Speculators caused last summer’s high oil prices
The Wall Street Journal is reporting the Commodity Futures Trading Commission will say speculators played a major role in the skyrocketing oil prices that roiled the American economy last year. Between January 1 and July 1, crude oil futures in New York jumped 52 percent to a record $147.27 before nose-diving 77 percent to a low of $32.40 a barrel on Dec. 19.
The huge jump in oil prices drove the national average cost of a gallon of regular unleaded to over $4.00 last summer and gutted demand for the light trucks that were the life’s blood of the Detroit automakers. Chrysler, which depended on light trucks for 75 percent of its sales, took a serious hit that was one of the contributing factors in its eventual bankruptcy.

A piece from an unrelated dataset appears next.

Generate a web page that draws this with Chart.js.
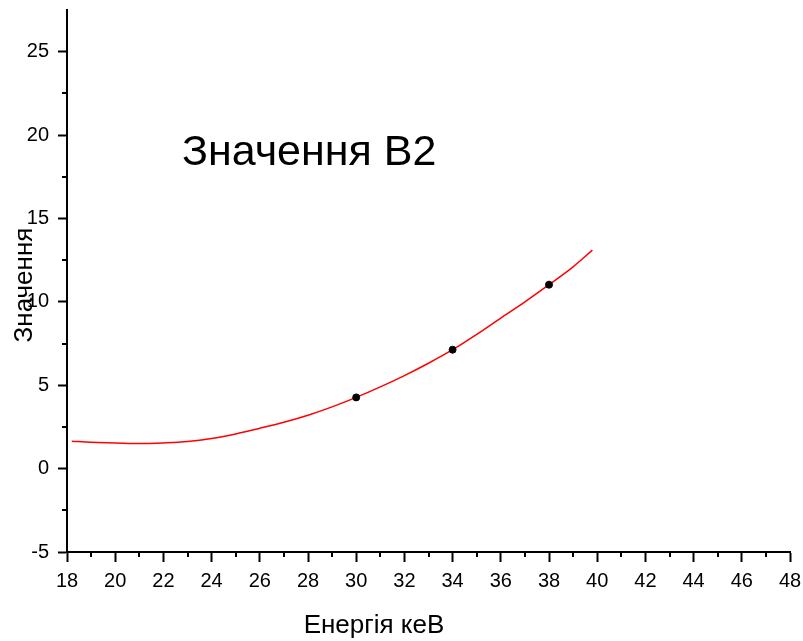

Based on an interview with Commissioner Bart Chilton, the report due out next month will reverse earlier findings that blamed supply and demand for the rapid rise in oil prices. According to Chilton, the earlier analysis was based on “deeply flawed data.”
Citing Chilton, the WSJ says the new report contains more thorough analysis of investors and reveals cases in which single traders held massive market positions. The previous report was issued when Henry Paulson was Secretary of the Treasury. Paulson was the former CEO of Goldman Sachs which has made large sums of money from an exemption from trading limits.
The previous CFTC report gathered information from swaps dealers about derivative contracts sold off exchanges. Chilton dissented from the earlier finding saying the data collected was incomplete.
The commission will start to hold public hearings today to determine whether limits need to be set on speculative investments in oil, gold, corn and other commodities in an attempt to rein in broad price swings that create problem for producers and consumers. Goldman Sachs will be one of the companies arguing against new rules and limits.